Supplied information:

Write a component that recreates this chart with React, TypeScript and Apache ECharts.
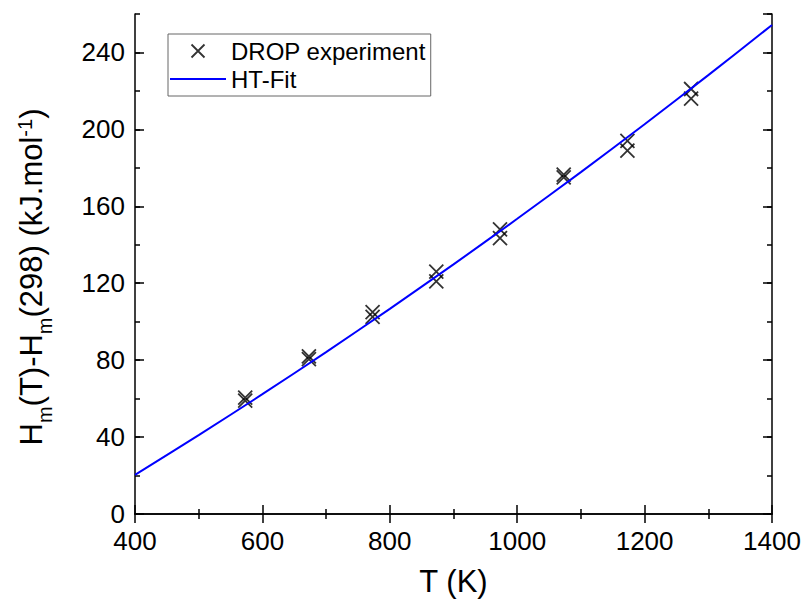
import React, { useEffect, useRef } from "react";
import * as echarts from "echarts";

// Experimental (DROP) points: temperature (K) and enthalpy increment (kJ/mol)
const expT = [573, 573, 673, 673, 773, 773, 873, 873, 973, 973, 1073, 1073, 1173, 1173, 1273, 1273];
const expH = [60.5, 59, 82, 80.5, 105, 102.5, 126, 121, 148, 143.5, 176.5, 175, 194, 189, 221, 216];

// HT-Fit curve
const fitT = [400, 500, 600, 700, 800, 900, 1000, 1100, 1200, 1300, 1400];
const fitH = [20.3, 41, 62.3, 84.2, 106.7, 129.8, 153.5, 177.8, 202.7, 228.2, 254.3];

const xTicks = { min: 400, max: 1400, interval: 200 };
const yTicks = { min: 0, max: 260, interval: 40 };

const FONT = 'Arial, "Liberation Sans", sans-serif';
const CROSS = "path://M0,0L10,10M10,0L0,10";
const LINE_ICON = "path://M0,0L56,0L56,2L0,2Z";

export default function App() {
  const ref = useRef<HTMLDivElement>(null);
  useEffect(() => {
    if (!ref.current) return;
    const chart = echarts.init(ref.current, undefined, { renderer: "svg" });
    const axisLine = { show: true, lineStyle: { color: "#000", width: 1.5 } };
    const majorTick = { show: true, inside: true, length: 9, lineStyle: { color: "#000", width: 1.5 } };
    const minorTickY = { show: true, inside: true, length: 5, lineStyle: { color: "#000", width: 1.5 } };
    const label = {
      fontSize: 26,
      color: "#000",
      fontFamily: FONT,
      margin: 10,
      formatter: (v: number) => String(v),
    };
    chart.setOption({
      animation: false,
      backgroundColor: "#fff",
      grid: { left: 135, right: 33, top: 14, bottom: 88, containLabel: false },
      legend: {
        orient: "vertical",
        left: 168,
        top: 34,
        padding: [5, 5, 5, 2],
        itemGap: 4,
        itemWidth: 56,
        itemHeight: 13,
        borderColor: "#666",
        borderWidth: 1,
        textStyle: { fontSize: 24, color: "#000", fontFamily: FONT },
        data: [
          {
            name: "DROP experiment",
            icon: CROSS,
            itemStyle: { color: "transparent", borderColor: "#000", borderWidth: 1.8 },
          },
          {
            name: "HT-Fit",
            icon: LINE_ICON,
            itemStyle: { color: "#0000ff", borderWidth: 0 },
          },
        ],
      },
      xAxis: [
        {
          type: "value",
          position: "bottom",
          ...xTicks,
          axisLine,
          axisTick: majorTick,
          minorTick: { show: true, splitNumber: 2, length: 5, lineStyle: { color: "#000", width: 1.5 } },
          splitLine: { show: false },
          minorSplitLine: { show: false },
          axisLabel: { ...label, margin: 14 },
          name: "T (K)",
          nameLocation: "middle",
          nameGap: 52,
          nameTextStyle: { fontSize: 31, color: "#000", fontFamily: FONT },
        },
        {
          type: "value",
          position: "top",
          ...xTicks,
          axisLine,
          axisTick: majorTick,
          minorTick: { show: true, splitNumber: 2, length: 5, lineStyle: { color: "#000", width: 1.5 } },
          splitLine: { show: false },
          axisLabel: { show: false },
        },
      ],
      yAxis: [
        {
          type: "value",
          position: "left",
          ...yTicks,
          axisLine,
          axisTick: majorTick,
          splitLine: { show: false },
          axisLabel: { ...label, showMaxLabel: false },
          name: "{t|H}{s|m}{t|(T)-H}{s|m}{t|(298) (kJ.mol}{p|-1}{t|)}",
          nameLocation: "middle",
          nameGap: 80,
          nameTextStyle: {
            color: "#000",
            fontFamily: FONT,
            padding: [0, 26, 0, 0],
            rich: {
              t: { fontSize: 31, color: "#000", fontFamily: FONT },
              s: { fontSize: 20, color: "#000", fontFamily: FONT, verticalAlign: "top", padding: [28, 0, 0, 0] },
              p: { fontSize: 20, color: "#000", fontFamily: FONT, verticalAlign: "top", padding: [8, 0, 0, 0] },
            },
          },
        },
        {
          type: "value",
          position: "left",
          min: 0,
          max: 260,
          interval: 20,
          axisLine: { show: false },
          axisTick: minorTickY,
          splitLine: { show: false },
          axisLabel: { show: false },
        },
        {
          type: "value",
          position: "right",
          ...yTicks,
          axisLine,
          axisTick: majorTick,
          splitLine: { show: false },
          axisLabel: { show: false },
        },
        {
          type: "value",
          position: "right",
          min: 0,
          max: 260,
          interval: 20,
          axisLine: { show: false },
          axisTick: minorTickY,
          splitLine: { show: false },
          axisLabel: { show: false },
        },
      ],
      series: [
        {
          name: "HT-Fit",
          type: "line",
          xAxisIndex: 0,
          yAxisIndex: 0,
          data: fitT.map((t, i) => [t, fitH[i]]),
          showSymbol: false,
          symbol: "none",
          smooth: 0.3,
          lineStyle: { color: "#0000ff", width: 2 },
          itemStyle: { color: "#0000ff" },
        },
        {
          name: "DROP experiment",
          type: "scatter",
          xAxisIndex: 0,
          yAxisIndex: 0,
          data: expT.map((t, i) => [t, expH[i]]),
          symbol: CROSS,
          symbolSize: 14,
          itemStyle: { color: "transparent", borderColor: "#000", borderWidth: 1.8 },
        },
      ],
    });
    return () => chart.dispose();
  }, []);
  return (
    <div
      ref={ref}
      style={{ position: "fixed", left: 0, top: 0, width: 805, height: 602, background: "#fff" }}
    />
  );
}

Job: Transcribe all of the material exactly, leaving out whatever pictures it contains.

Response below:
Write a component that recreates this chart with React, TypeScript and Apache ECharts.
import React, { useEffect, useRef } from "react";
import * as echarts from "echarts";

// Experimental (DROP) points: temperature (K) and enthalpy increment (kJ/mol)
const expT = [573, 573, 673, 673, 773, 773, 873, 873, 973, 973, 1073, 1073, 1173, 1173, 1273, 1273];
const expH = [60.5, 59, 82, 80.5, 105, 102.5, 126, 121, 148, 143.5, 176.5, 175, 194, 189, 221, 216];

// HT-Fit curve
const fitT = [400, 500, 600, 700, 800, 900, 1000, 1100, 1200, 1300, 1400];
const fitH = [20.3, 41, 62.3, 84.2, 106.7, 129.8, 153.5, 177.8, 202.7, 228.2, 254.3];

const xTicks = { min: 400, max: 1400, interval: 200 };
const yTicks = { min: 0, max: 260, interval: 40 };

const FONT = 'Arial, "Liberation Sans", sans-serif';
const CROSS = "path://M0,0L10,10M10,0L0,10";
const LINE_ICON = "path://M0,0L56,0L56,2L0,2Z";

export default function App() {
  const ref = useRef<HTMLDivElement>(null);
  useEffect(() => {
    if (!ref.current) return;
    const chart = echarts.init(ref.current, undefined, { renderer: "svg" });
    const axisLine = { show: true, lineStyle: { color: "#000", width: 1.5 } };
    const majorTick = { show: true, inside: true, length: 9, lineStyle: { color: "#000", width: 1.5 } };
    const minorTickY = { show: true, inside: true, length: 5, lineStyle: { color: "#000", width: 1.5 } };
    const label = {
      fontSize: 26,
      color: "#000",
      fontFamily: FONT,
      margin: 10,
      formatter: (v: number) => String(v),
    };
    chart.setOption({
      animation: false,
      backgroundColor: "#fff",
      grid: { left: 135, right: 33, top: 14, bottom: 88, containLabel: false },
      legend: {
        orient: "vertical",
        left: 168,
        top: 34,
        padding: [5, 5, 5, 2],
        itemGap: 4,
        itemWidth: 56,
        itemHeight: 13,
        borderColor: "#666",
        borderWidth: 1,
        textStyle: { fontSize: 24, color: "#000", fontFamily: FONT },
        data: [
          {
            name: "DROP experiment",
            icon: CROSS,
            itemStyle: { color: "transparent", borderColor: "#000", borderWidth: 1.8 },
          },
          {
            name: "HT-Fit",
            icon: LINE_ICON,
            itemStyle: { color: "#0000ff", borderWidth: 0 },
          },
        ],
      },
      xAxis: [
        {
          type: "value",
          position: "bottom",
          ...xTicks,
          axisLine,
          axisTick: majorTick,
          minorTick: { show: true, splitNumber: 2, length: 5, lineStyle: { color: "#000", width: 1.5 } },
          splitLine: { show: false },
          minorSplitLine: { show: false },
          axisLabel: { ...label, margin: 14 },
          name: "T (K)",
          nameLocation: "middle",
          nameGap: 52,
          nameTextStyle: { fontSize: 31, color: "#000", fontFamily: FONT },
        },
        {
          type: "value",
          position: "top",
          ...xTicks,
          axisLine,
          axisTick: majorTick,
          minorTick: { show: true, splitNumber: 2, length: 5, lineStyle: { color: "#000", width: 1.5 } },
          splitLine: { show: false },
          axisLabel: { show: false },
        },
      ],
      yAxis: [
        {
          type: "value",
          position: "left",
          ...yTicks,
          axisLine,
          axisTick: majorTick,
          splitLine: { show: false },
          axisLabel: { ...label, showMaxLabel: false },
          name: "{t|H}{s|m}{t|(T)-H}{s|m}{t|(298) (kJ.mol}{p|-1}{t|)}",
          nameLocation: "middle",
          nameGap: 80,
          nameTextStyle: {
            color: "#000",
            fontFamily: FONT,
            padding: [0, 26, 0, 0],
            rich: {
              t: { fontSize: 31, color: "#000", fontFamily: FONT },
              s: { fontSize: 20, color: "#000", fontFamily: FONT, verticalAlign: "top", padding: [28, 0, 0, 0] },
              p: { fontSize: 20, color: "#000", fontFamily: FONT, verticalAlign: "top", padding: [8, 0, 0, 0] },
            },
          },
        },
        {
          type: "value",
          position: "left",
          min: 0,
          max: 260,
          interval: 20,
          axisLine: { show: false },
          axisTick: minorTickY,
          splitLine: { show: false },
          axisLabel: { show: false },
        },
        {
          type: "value",
          position: "right",
          ...yTicks,
          axisLine,
          axisTick: majorTick,
          splitLine: { show: false },
          axisLabel: { show: false },
        },
        {
          type: "value",
          position: "right",
          min: 0,
          max: 260,
          interval: 20,
          axisLine: { show: false },
          axisTick: minorTickY,
          splitLine: { show: false },
          axisLabel: { show: false },
        },
      ],
      series: [
        {
          name: "HT-Fit",
          type: "line",
          xAxisIndex: 0,
          yAxisIndex: 0,
          data: fitT.map((t, i) => [t, fitH[i]]),
          showSymbol: false,
          symbol: "none",
          smooth: 0.3,
          lineStyle: { color: "#0000ff", width: 2 },
          itemStyle: { color: "#0000ff" },
        },
        {
          name: "DROP experiment",
          type: "scatter",
          xAxisIndex: 0,
          yAxisIndex: 0,
          data: expT.map((t, i) => [t, expH[i]]),
          symbol: CROSS,
          symbolSize: 14,
          itemStyle: { color: "transparent", borderColor: "#000", borderWidth: 1.8 },
        },
      ],
    });
    return () => chart.dispose();
  }, []);
  return (
    <div
      ref={ref}
      style={{ position: "fixed", left: 0, top: 0, width: 805, height: 602, background: "#fff" }}
    />
  );
}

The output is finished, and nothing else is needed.